La sécurité civile est donc en train de changer une partie des boîtiers de déclenchement. Trois ont été remplacés à Maré et six sont en train de l’être à Lifou.

A Maré, le 1er mars, des personnes ont été chargées de vérifier si les neuf appareils sonnaient, avec le bon signal et assez fort. Des anomalies ont été repérées. Mais ce n’est pas le seul moyen d’alerte, rappelle la sécurité civile. “Ce n’est qu’un outil supplémentaire dans la procédure de mise en sécurité des habitants. 

Quand le signal sonore est-il lancé ? 

Une veille est assurée 24 heures sur 24, 7 jours sur 7 par un officier de la sécurité civile, “doublé par du personnel du centre opérationnel de surveillance et de sauvetage”, décrit Philippe Frossard. Les alertes arrivent du centre d'alerte des tsunamis dans le Pacifique, le Pacific Tsunami Warning Center (PTWC), basé à Hawaï.  

En cas de doute, les officiers de la sécurité civile peuvent solliciter les sismologues de l’Institut de recherche et développement, qui a des balises placées tout autour de la Calédonie. Ils peuvent leur demander un avis ou une analyse plus poussée. Mais parfois, la décision s’impose. Comme le 19 mai 2023. 

Quand on alerte, il ne faut jamais revenir en arrière pour essayer de voir ce qui se passe.

Céline Barré

Ce jour-là, l’analyse montrait des mouvements anormaux du niveau de la mer, donc un risque avéré. Il existe deux niveaux de risque avéré. Le premier, appelé sans déclenchement, n’entraîne pas d’alerte sonore mais les communes doivent faire évacuer la bande côtière. C’est dans cette catégorie que se rangeait le dernier épisode ressenti, en décembre.

 

En mai, en revanche, les sirènes avaient été déclenchées. Tous les séismes ne génèrent pas de tsunami. Mais dans le cas d’un séisme aussi puissant et aussi proche, mieux vaut ne pas trop se poser de question et mettre tout le monde à l’abri. Car même une vague de 30 centimètres peut être mortelle pour l’homme, rappelle Céline Barré.

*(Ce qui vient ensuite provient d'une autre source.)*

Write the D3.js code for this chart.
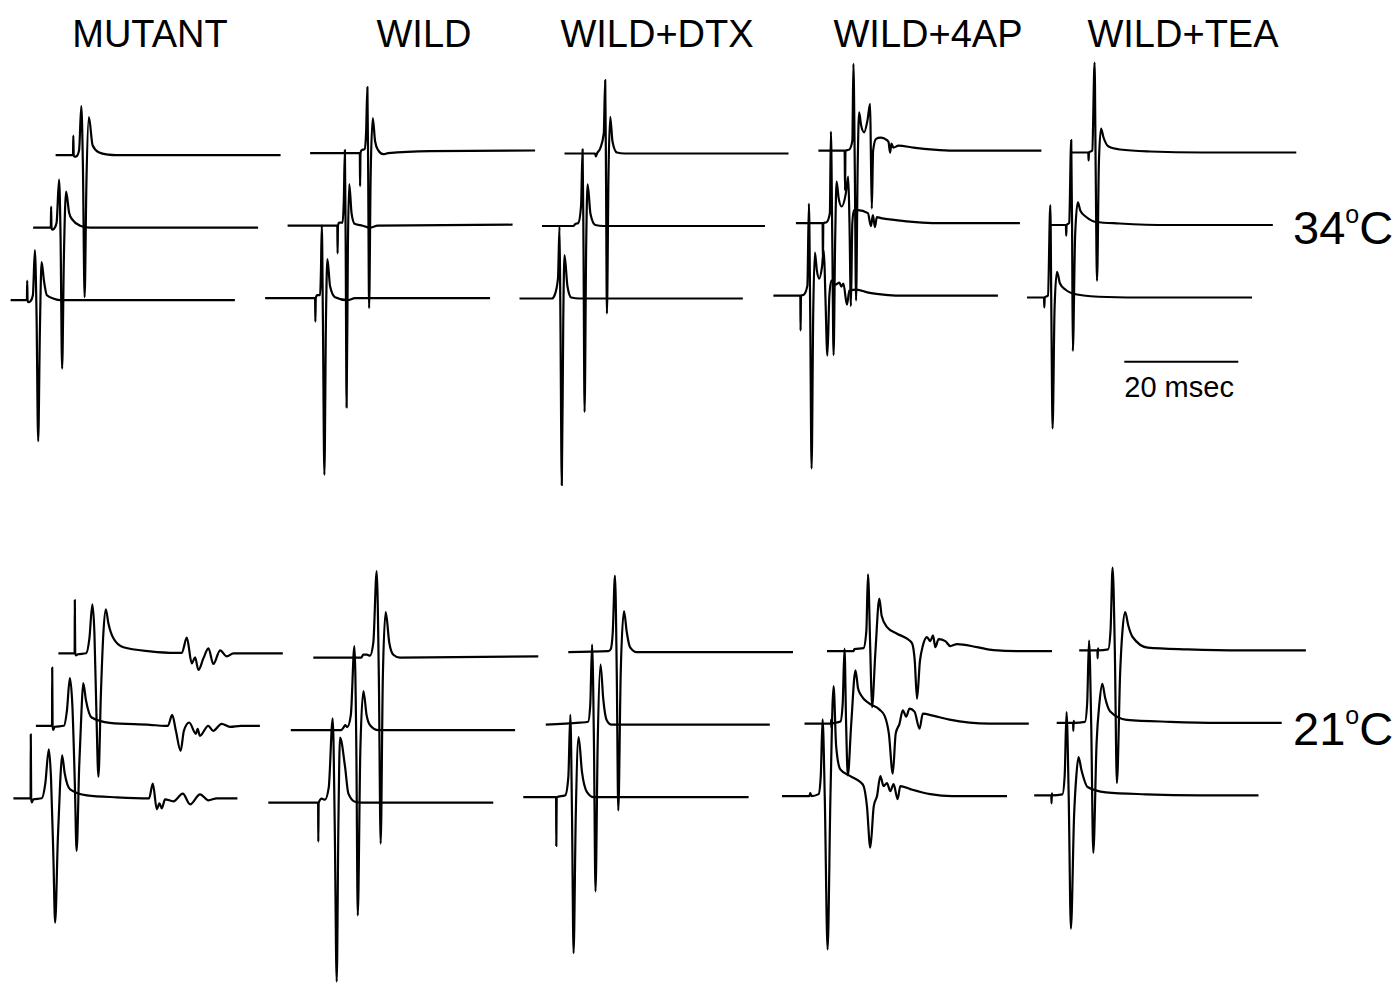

Aussitôt prévenues, les communes doivent exécuter leur plan de sauvegarde et tout faire pour évacuer le plus vite possible les habitants qui se trouvent à moins de 12 mètres d’altitude et/ou dans une bande de 300 mètres de la côte. Sapeurs-pompiers, policiers, gendarmes et médias sont eux aussi alertés et mis à contribution.  

Comment sont-elles déclenchées ?  

Toutes les sirènes opérationnelles du territoire sont déclenchées en même temps, en un seul clic, via un système informatique qui fonctionne par réception satellitaire. “C’est plus onéreux mais plus fiable”, les réseaux d’électricité, de téléphonie et de radio pouvant être endommagés, précise Philippe Frossard. 

A quand un système d’alerte par téléphone ?  

Autre question récurrente des habitants : à quand le système d’alerte par téléphone promis par les autorités ? “L’OPT est en train d’upgrader ses équipements pour disposer du service. On espère les premiers tests fin 2024”, annonce Philippe Frossard. Il permettrra d'envoyer des messages sur tous les téléphones détectés sur le territoire.